Posted: November 18, 2016, 3:00pm
As an engineer, I spend most of my time on the southwest side of campus, but a few days ago I got the chance to tag along with a friend to see a screening of “Hacksaw Ridge” at the 365-seat Frank Sinatra Hall in the Eileen Norris Cinema Theatre (not located in the southwest side of campus) courtesy of CTCS-466: Theatrical Film Symposium. This course is open to all students and it’s one of the advantages of being a Trojan. Who doesn’t want to brag about seeing Hollywood’s biggest hits before they are released to the rest of the non-Trojan world?

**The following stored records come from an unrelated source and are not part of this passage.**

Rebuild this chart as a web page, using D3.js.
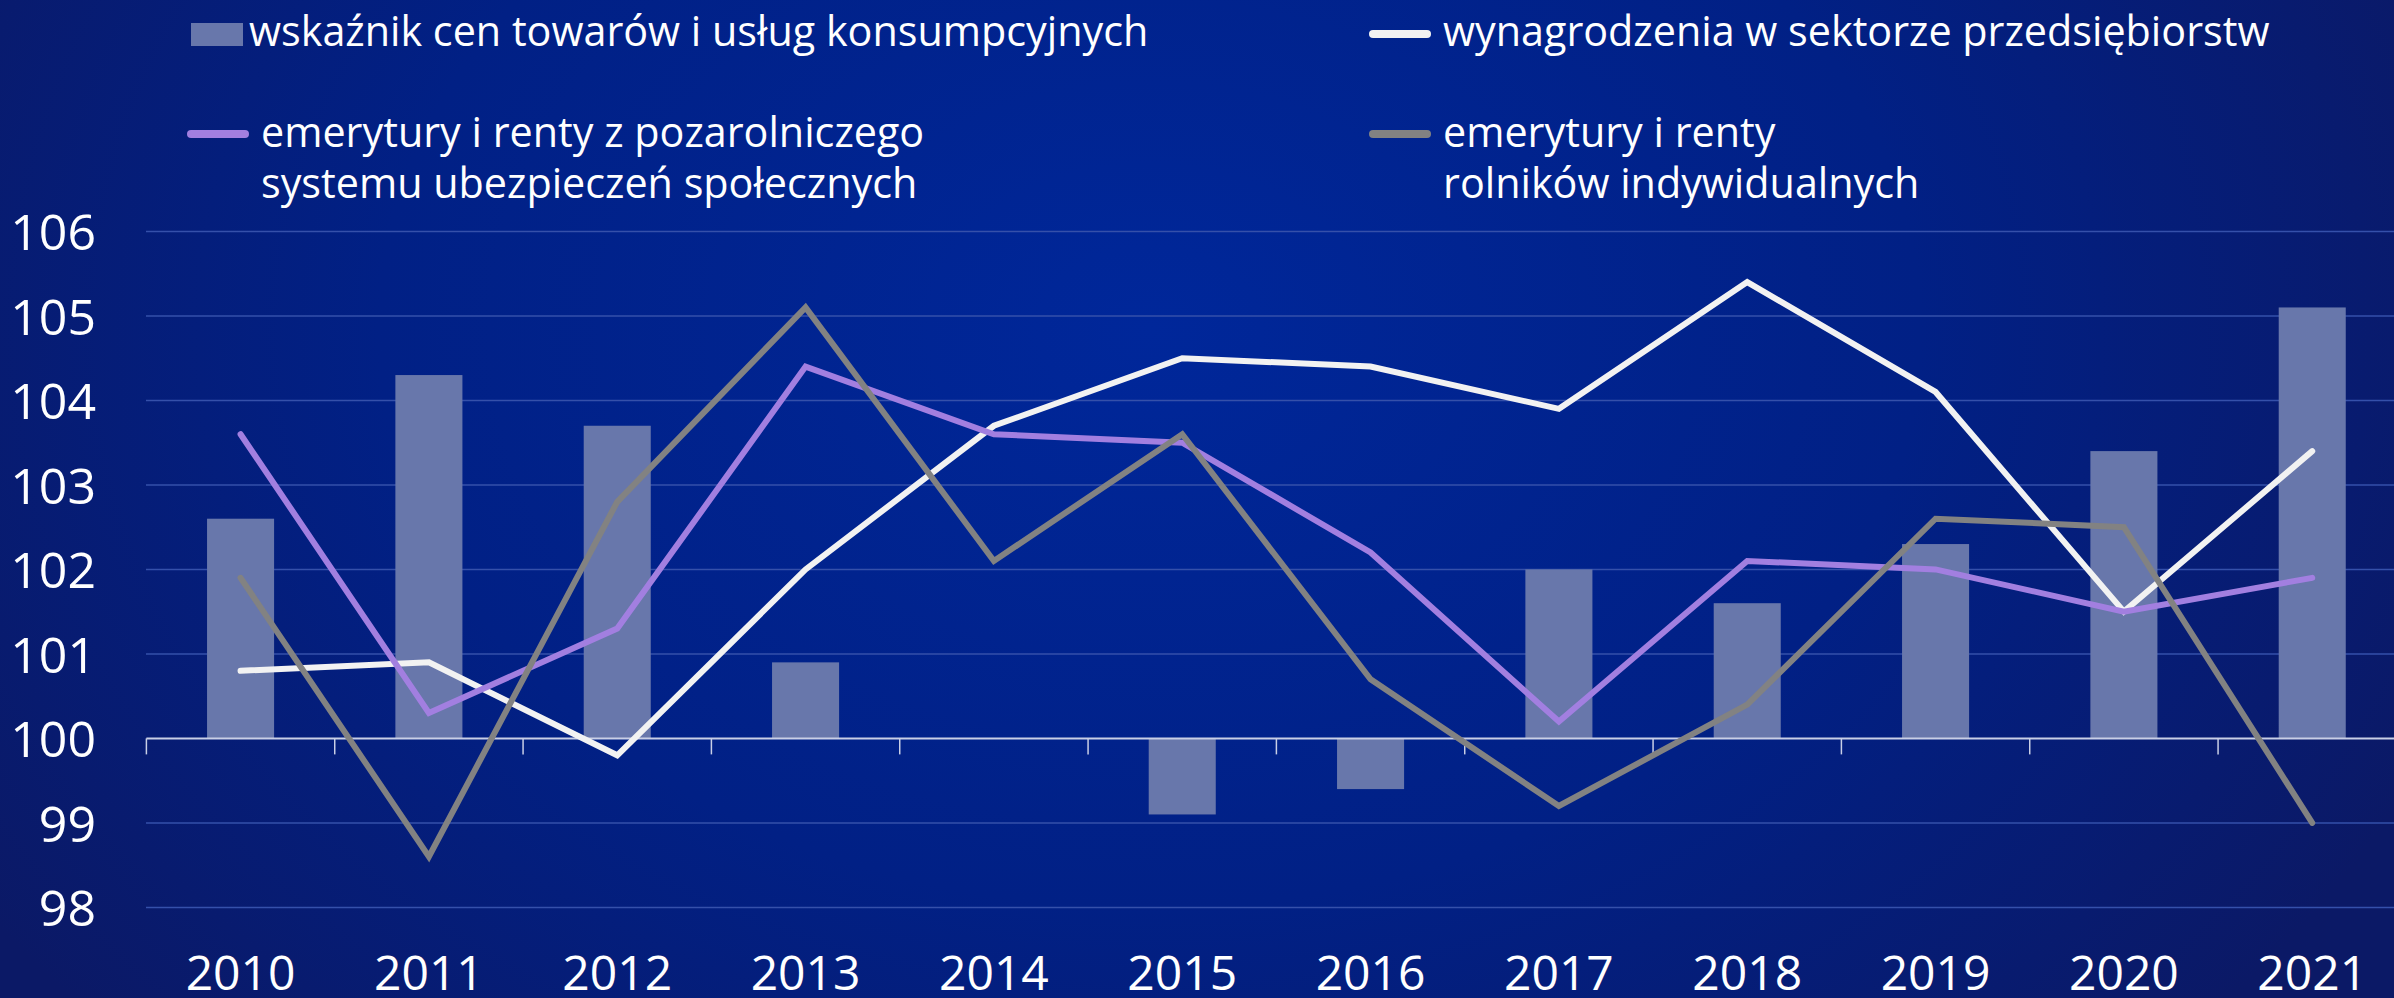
<!DOCTYPE html>
<html lang="pl">
<head>
<meta charset="utf-8">
<script src="https://cdn.jsdelivr.net/npm/d3@7/dist/d3.min.js"></script>
<style>
  html, body { margin: 0; padding: 0; background: #0a1a6c; }
  svg { display: block; }
  text { font-family: "Open Sans", "Noto Sans", sans-serif; fill: #ffffff; }
</style>
</head>
<body>
<svg id="chart"></svg>
<script>
"use strict";

// ── Data ──────────────────────────────────────────────────────────────────────
const years = ["2010", "2011", "2012", "2013", "2014", "2015", "2016", "2017", "2018", "2019", "2020", "2021"];
const cpi      = [102.6, 104.3, 103.7, 100.9, 100.0, 99.1, 99.4, 102.0, 101.6, 102.3, 103.4, 105.1];
const wages    = [100.8, 100.9, 99.8, 102.0, 103.7, 104.5, 104.4, 103.9, 105.4, 104.1, 101.5, 103.4];
const pensions = [103.6, 100.3, 101.3, 104.4, 103.6, 103.5, 102.2, 100.2, 102.1, 102.0, 101.5, 101.9];
const farmers  = [101.9, 98.6, 102.8, 105.1, 102.1, 103.6, 100.7, 99.2, 100.4, 102.6, 102.5, 99.0];
const yTicks   = [98, 99, 100, 101, 102, 103, 104, 105, 106];

const legendCpi      = ["wskaźnik cen towarów i usług konsumpcyjnych"];
const legendWages    = ["wynagrodzenia w sektorze przedsiębiorstw"];
const legendPensions = ["emerytury i renty z pozarolniczego", "systemu ubezpieczeń społecznych"];
const legendFarmers  = ["emerytury i renty", "rolników indywidualnych"];

const W = 2394, H = 998;
const BAR = "#6877ab";

const svg = d3.select("#chart").attr("width", W).attr("height", H);

// ── Background ──────────────────────────────────────────────────────────────
const defs = svg.append("defs");
const grad = defs.append("radialGradient")
  .attr("id", "bg").attr("gradientUnits", "userSpaceOnUse")
  .attr("cx", 1150).attr("cy", 330).attr("r", 1400)
  .attr("gradientTransform", "translate(1150,330) scale(1,0.75) translate(-1150,-330)");
grad.append("stop").attr("offset", "0%").attr("stop-color", "#00279a");
grad.append("stop").attr("offset", "55%").attr("stop-color", "#012085");
grad.append("stop").attr("offset", "100%").attr("stop-color", "#0b1966");
svg.append("rect").attr("width", W).attr("height", H).attr("fill", "url(#bg)");

// ── Scales ──────────────────────────────────────────────────────────────────
const x = d3.scaleBand().domain(years).range([146.4, 2406.4]);
const step = x.step();
const barW = step * 0.356;
const cx = d => x(d) + step / 2;

const y = d3.scaleLinear().domain([98, 106]).range([907.4, 231.4]);

// ── Grid ────────────────────────────────────────────────────────────────────
svg.append("g").selectAll("line")
  .data(yTicks.filter(t => t !== 100))
  .join("line")
  .attr("x1", 146).attr("x2", W)
  .attr("y1", d => y(d)).attr("y2", d => y(d))
  .attr("stroke", "#3550aa").attr("stroke-width", 1.5);

// y labels
svg.append("g").selectAll("text")
  .data(yTicks)
  .join("text")
  .attr("x", 96).attr("y", d => y(d))
  .attr("text-anchor", "end")
  .attr("dominant-baseline", "central")
  .attr("font-size", 50)
  .text(d => d);

// ── Bars ────────────────────────────────────────────────────────────────────
svg.append("g").selectAll("rect")
  .data(years.map((yr, i) => ({ yr, v: cpi[i] })))
  .join("rect")
  .attr("x", d => cx(d.yr) - barW / 2)
  .attr("width", barW)
  .attr("y", d => y(Math.max(d.v, 100)))
  .attr("height", d => Math.abs(y(d.v) - y(100)))
  .attr("fill", BAR);

// ── X axis ──────────────────────────────────────────────────────────────────
const axis = svg.append("g");
axis.append("line")
  .attr("x1", 146.4).attr("x2", W)
  .attr("y1", y(100)).attr("y2", y(100))
  .attr("stroke", "#c9cfe6").attr("stroke-width", 2);
axis.selectAll(".tick")
  .data(years)
  .join("line")
  .attr("class", "tick")
  .attr("x1", d => x(d)).attr("x2", d => x(d))
  .attr("y1", y(100)).attr("y2", y(100) + 16)
  .attr("stroke", "#c9cfe6").attr("stroke-width", 1.5);
axis.selectAll("text")
  .data(years)
  .join("text")
  .attr("x", d => cx(d)).attr("y", 990)
  .attr("text-anchor", "middle")
  .attr("font-size", 48)
  .text(d => d);

// ── Lines ───────────────────────────────────────────────────────────────────
const line = d3.line().x((d, i) => cx(years[i])).y(d => y(d));
const series = [
  { values: wages, color: "#f2f2f2" },
  { values: pensions, color: "#a27fe0" },
  { values: farmers, color: "#828282" }
];
svg.append("g").selectAll("path")
  .data(series)
  .join("path")
  .attr("d", d => line(d.values))
  .attr("fill", "none")
  .attr("stroke", d => d.color)
  .attr("stroke-width", 6)
  .attr("stroke-linecap", "round")
  .attr("stroke-linejoin", "miter");

// ── Legend ──────────────────────────────────────────────────────────────────
const leg = svg.append("g").attr("font-size", 41.3);

leg.append("rect").attr("x", 191).attr("y", 23).attr("width", 52).attr("height", 23).attr("fill", BAR);
leg.append("text").attr("x", 249).attr("y", 46).text(legendCpi[0]);

function legendLine(x0, yy, color, lines, tx) {
  leg.append("line")
    .attr("x1", x0).attr("x2", x0 + 54)
    .attr("y1", yy).attr("y2", yy)
    .attr("stroke", color).attr("stroke-width", 8).attr("stroke-linecap", "round");
  const t = leg.append("text").attr("x", tx).attr("y", lines.length > 1 ? 147 : 46);
  lines.forEach((s, i) => {
    t.append("tspan").attr("x", tx).attr("dy", i === 0 ? 0 : 51).text(s);
  });
}
legendLine(1373, 34, "#f2f2f2", legendWages, 1443);
legendLine(191, 134, "#a27fe0", legendPensions, 261);
legendLine(1373, 134, "#828282", legendFarmers, 1443);
</script>
</body>
</html>
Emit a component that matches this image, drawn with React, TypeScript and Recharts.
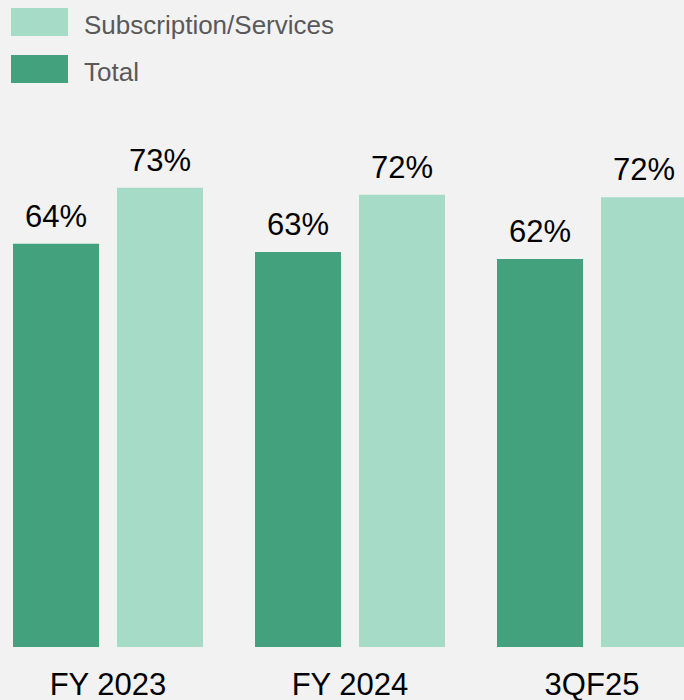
import { BarChart, Bar, XAxis, YAxis, LabelList, Legend } from "recharts";

const categories = ["FY 2023", "FY 2024", "3QF25"];
const totalValues = [64.1, 62.8, 61.7];
const subscriptionValues = [73.0, 71.9, 71.5];

const DARK = "#43a17e";
const LIGHT = "#a6dbc8";
const FONT = "'Liberation Sans', Arial, sans-serif";

const data = categories.map((name, i) => ({
  name,
  total: totalValues[i],
  subscription: subscriptionValues[i],
}));

const legendItems = [
  { label: "Subscription/Services", color: LIGHT },
  { label: "Total", color: DARK },
];

const LegendBox = () => (
  <div style={{ fontFamily: FONT }}>
    {legendItems.map((it, i) => (
      <div key={it.label} style={{ position: "absolute", left: 0, top: i * 47, height: 28, width: 400 }}>
        <div style={{ position: "absolute", left: 0, top: 0, width: 57, height: 28, background: it.color }} />
        <span style={{ position: "absolute", left: 73, top: 2, fontSize: 26, lineHeight: "30px", color: "#595959", whiteSpace: "nowrap" }}>
          {it.label}
        </span>
      </div>
    ))}
  </div>
);

const Tick = (props: any) => {
  const { x, y, payload } = props;
  return (
    <text x={x} y={y} dy={40} textAnchor="middle" fontSize={31} fill="#000" fontFamily={FONT}>
      {payload.value}
    </text>
  );
};

export default function App() {
  return (
    <div style={{ position: "fixed", left: 0, top: 0, width: 684, height: 700, background: "#f2f2f2", overflow: "hidden" }}>
      <div style={{ position: "absolute", left: -13, top: 0 }}>
        <BarChart width={726} height={700} data={data} margin={{ top: 18, right: 0, bottom: 0, left: 0 }} barGap={18} barCategoryGap={26}>
          <XAxis dataKey="name" axisLine={false} tickLine={false} height={53} tick={<Tick />} />
          <YAxis hide domain={[0, 100]} />
          <Legend
            layout="vertical"
            align="center"
            verticalAlign="middle"
            content={<LegendBox />}
            wrapperStyle={{ position: "absolute", left: 24, top: 8, width: 400, height: 80 }}
          />
          <Bar dataKey="total" fill={DARK} barSize={86} isAnimationActive={false}>
            <LabelList dataKey="total" position="top" offset={17} formatter={(v: any) => `${Math.round(v)}%`} style={{ fontSize: 31, fill: "#000", fontFamily: FONT }} />
          </Bar>
          <Bar dataKey="subscription" fill={LIGHT} barSize={86} isAnimationActive={false}>
            <LabelList dataKey="subscription" position="top" offset={17} formatter={(v: any) => `${Math.round(v)}%`} style={{ fontSize: 31, fill: "#000", fontFamily: FONT }} />
          </Bar>
        </BarChart>
      </div>
    </div>
  );
}
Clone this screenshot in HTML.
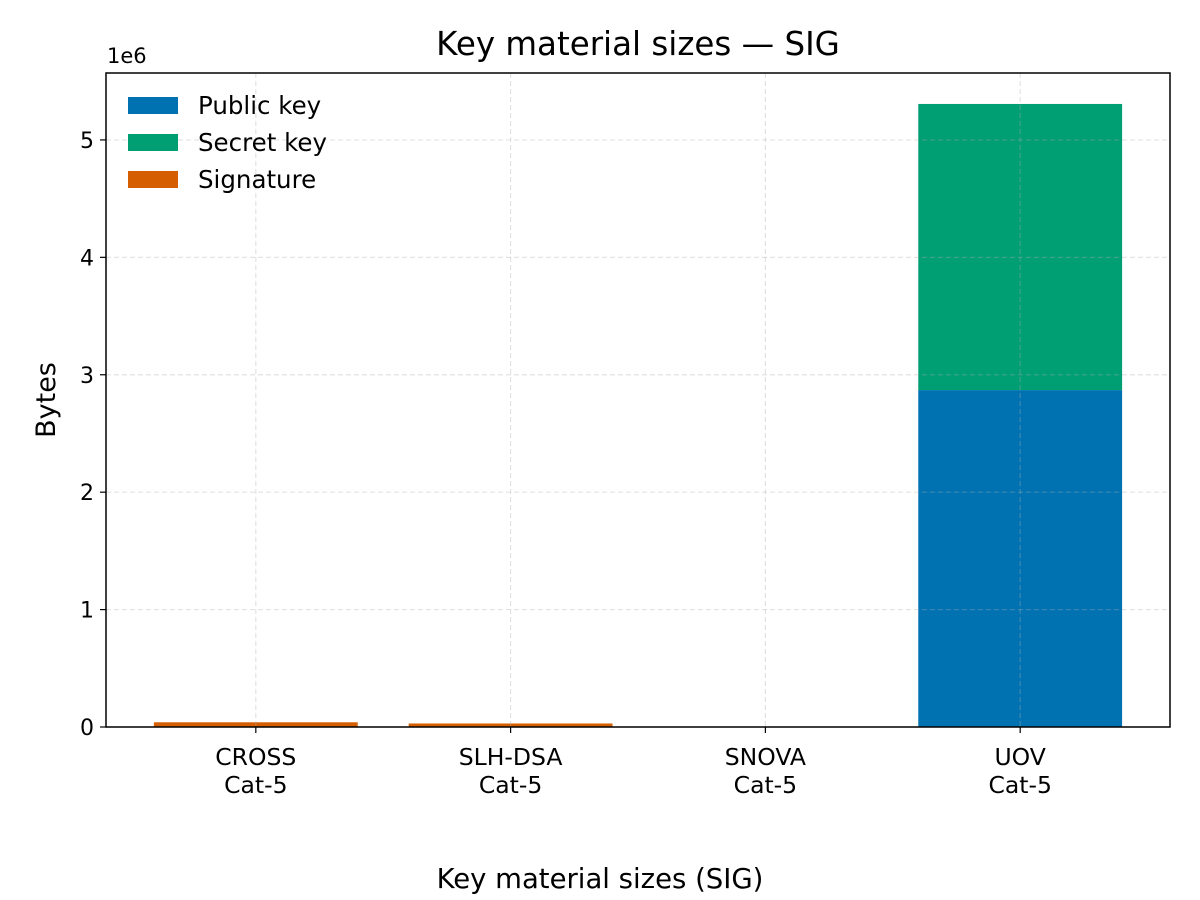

The movie itself was thought provoking, and it forced me to think deeply about the immense cost of war that people have endured in the previous century. So, it’s a good thing that modern warfare has become increasingly less lethal, right? To explore this grave question objectively, I referred to the Defense Manpower Data Center (DMDC: dmdc.osd.mil) and found the number American casualties in the present Global War on Terror (GWOT):
Operation Freedom’s Sentinel 30
Operation Inherent Resolve 30
Operation Enduring Freedom 2346
Operation New Dawn 73
Operation Iraqi Freedom 4411
Comparing this with the 58,220 American casualties in Vietnam War does indeed suggest that modern warfare is less lethal. But let’s consider a different number: 4,398,000 – the number of living veterans of GWOT (source: va.gov). Not only does “Hacksaw Ridge” portray the horror of a battlefield, but also the lasting impact after soldiers return home. Undoubtedly, technology has transformed warfare to reduce casualties, however, there is a huge need for medical advancements to address mental illness. Approximately 20 veterans commit suicide each day. This is a problem statement for engineers and researchers who have traditionally worked on improving battlefield technologies. A future in which non-invasive neuro-imaging and anomaly detection algorithms are used to monitor health to prevent such tragic events is not inconceivable. But before the necessary breakthroughs occur, mental illness needs to become part of the problem statement.